'Campo visual', de Kathleen Jamie
Campo visual
Kathleen Jamie
Traducción de Pilar Vázquez
Volcano
Madrid, 2018
232 páginas
Por Ricardo Martínez Llorca / @rimllorca
El paraíso del hombre moderno no es el Edén, ese bosque lleno de prodigios entre el Tigris y el Éufrates, sino una línea de costa con arena blanca, un mar azul y un jardín con palmeras a la espalda. En la mano un daiquiri y, por supuesto, no depender del dinero. Cuando en esas playas tropicales uno tiene muchas probabilidades de morirse de hambre, de no ser porque hasta allí llega la carne congelada y, quiera la suerte, haya un manantial de agua dulce. A la hora de la verdad, no hay ni frutas ni otros animales comestibles al alcance del hombre que no sean minúsculos cangrejos. El Paraíso, esta vez escrito con mayúsculas, está en saber vivir en el único sitio del que no puede uno despegarse, que es la piel y lo que guarda el interior de la piel. El resto depende de la sensibilidad frente a la naturaleza, que en el caso de Kathleen Jamie roza lo patológico: “Una mancha de hollín en la pared de una cueva. Siento un escalofrío en la espalda. Es como observar el nacimiento de la conciencia humana”. Lo que tiene enfrente es la marca del humo fosilizado en un lugar donde hombres primitivos se refugiaron. Pero gracias a esa sensibilidad, escribe estos momentos que nos vuelven a regalar la feliz combinación de literatura y naturaleza.
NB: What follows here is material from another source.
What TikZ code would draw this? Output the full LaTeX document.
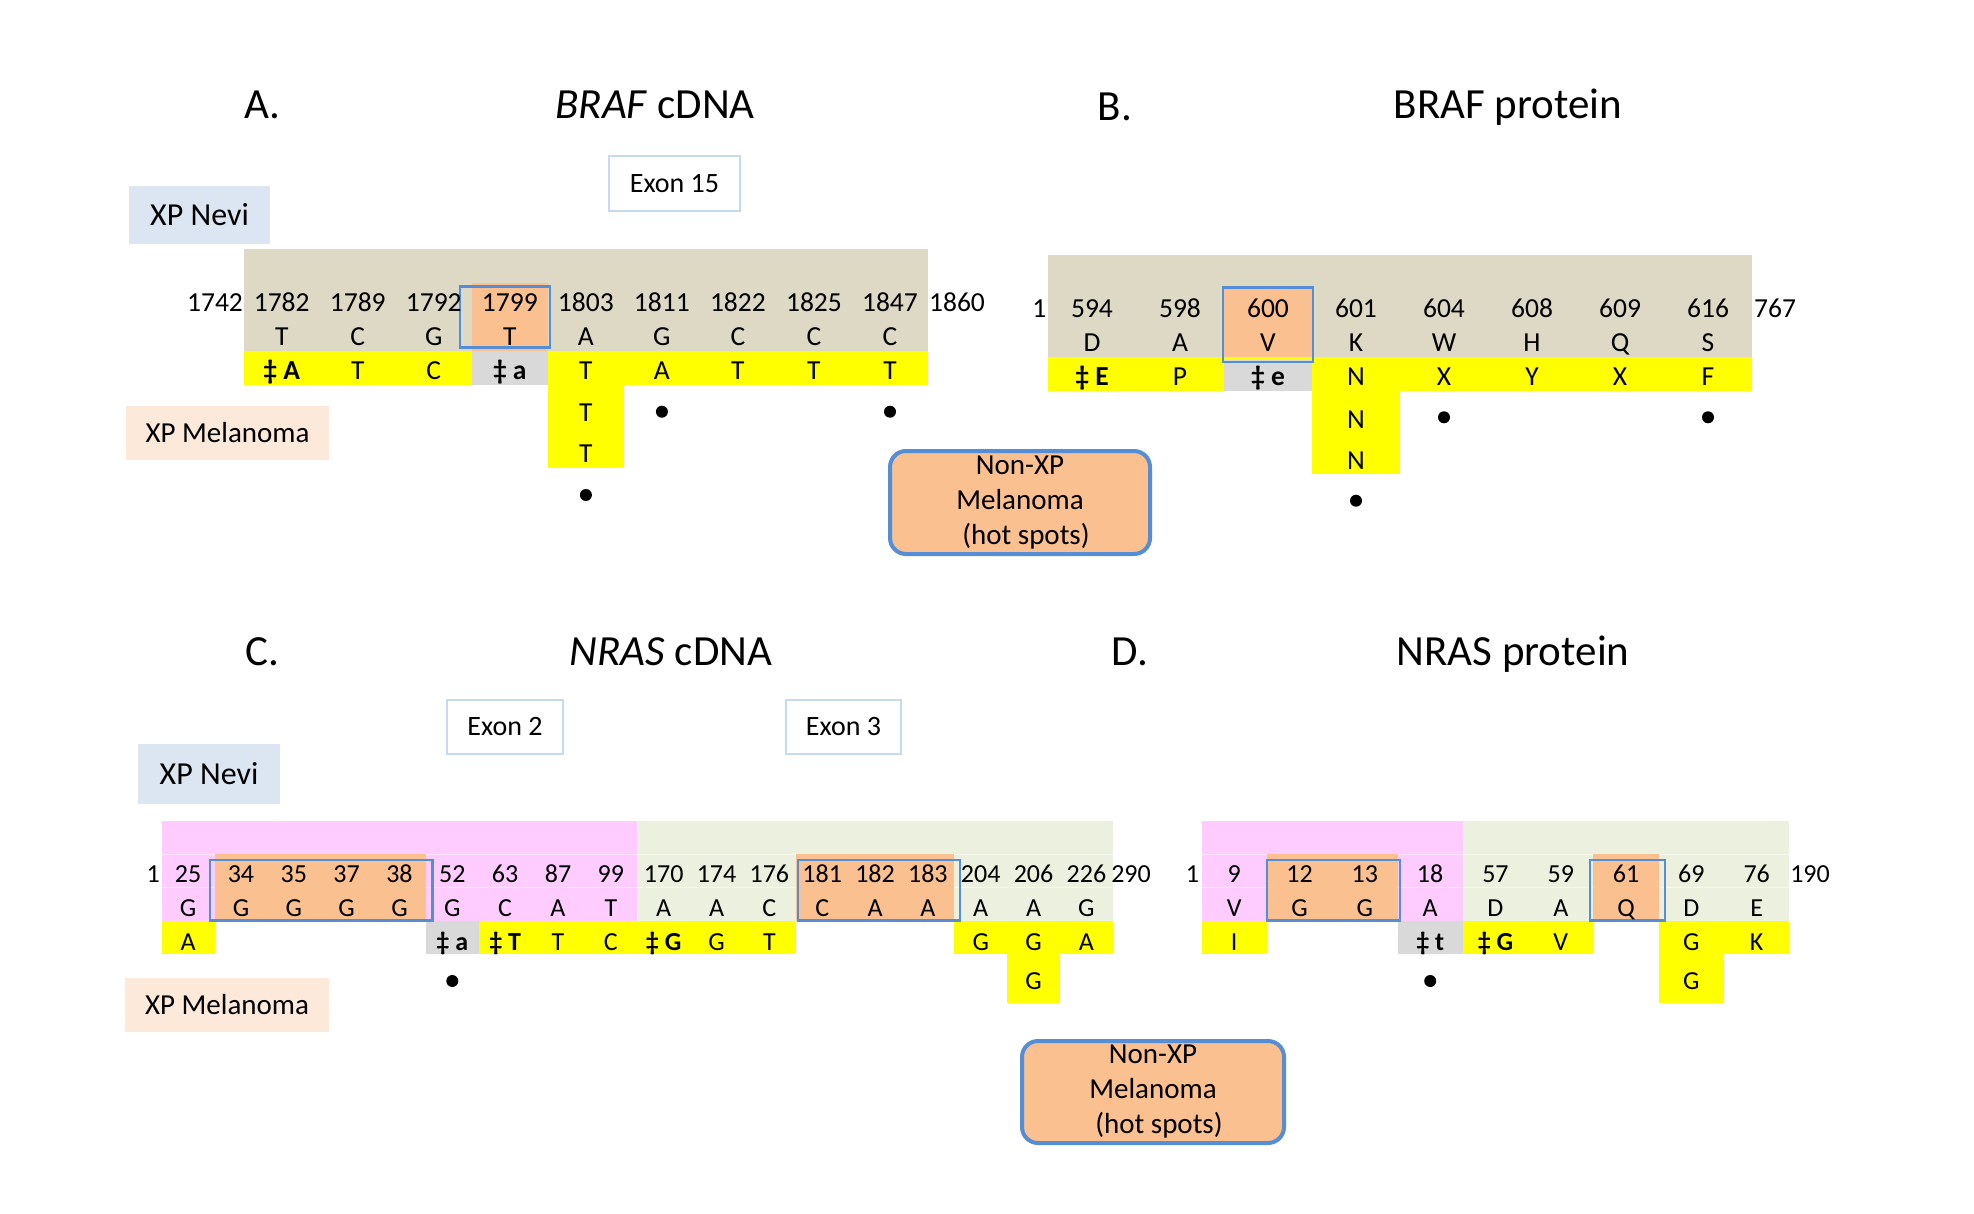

Y para ello no es necesario una playa del Caribe. Jamie siente atracción por los paisajes del norte de Escocia y de las islas Orcadas o las Hébridas. Se emociona con el viento al margen de la intensidad con la que vuele; con las estrellas a pesar del frío; con el cielo en verano, donde apenas hay noche y el día es tenue. Se emociona con cualquier roce, con un hallazgo que le remita a todo el inverosímil pasado de la raza humana, que es una leyenda que escriben los historiadores gracias a su capacidad de hacer ficción. Se emociona con lo medieval, con lo nórdico y frío, con una piedra prehistórica y hasta con las bacterias. De hecho, aunque solo sea por el capítulo en que describe su visita a un laboratorio patológico, merece la pena leer este libro. Durante ese episodio, iguala a los organismos microscópicos con cualquier otra forma de naturaleza, con algunas de sus favoritas, como los frailecillos, los albatros, las ballenas, las orcas, las focas, los acantilados, las tempestades. El propio patólogo que la acompaña se sorprende ante la idea de que él también trabaja con la naturaleza, con la ecología, da pie a una nueva mirada. Y todos sabemos que una nueva forma de mirar significa aprender y sin aprendizaje no valemos mucho más que un peñasco.
El libro es un tratado de preguntas, pues Jamie no es especialista en otra cosa que no sean las dudas. Y en el respeto. En este sentido, el capítulo dedicado a la limpieza de huesos de ballena en un museo casi ignorado de Noruega, es una nueva lección. Tanto las bacterias como las ballenas, los dos extremos de tamaño de las formas de vida orgánicas, la hacen meditar acerca de la mortalidad. Y eso supone plantearse la cuestión del destino, algo que surca a lo largo de todo el libro, sin que llegue a tener la osadía de mencionarlo: “Ese es el trato: si vamos a vivir y vamos a estar dispuestos al gozo y al descubrimiento, lo haremos como un cuerpo animal, sujeto al cáncer, a las infecciones y al dolor”. Un rezo que no vendría mal repetirnos cada mañana, cuando suena el despertador y no nos espera esa playa ecuatorial y el mar azul con un arrecife de corales. Jamie vive con nostalgia los buenos días de los que nos habla. Pero también con ilusión, con la ilusión de que tal vez se repitan, o al menos tal vez se repita la intensidad con la que se ha sabido un ser que siente. Aunque sea paseando por islas remotas, a veces abandonadas, por lugares viejos donde hasta el romanticismo caducó hace tiempo. Pero si nos hablara del tiempo, nos estaría hablando del destino. Jamie tiene la cortesía de no molestarnos con esos temas. Aquí no está el cáncer ni las infecciones. Están los buenos sentimientos.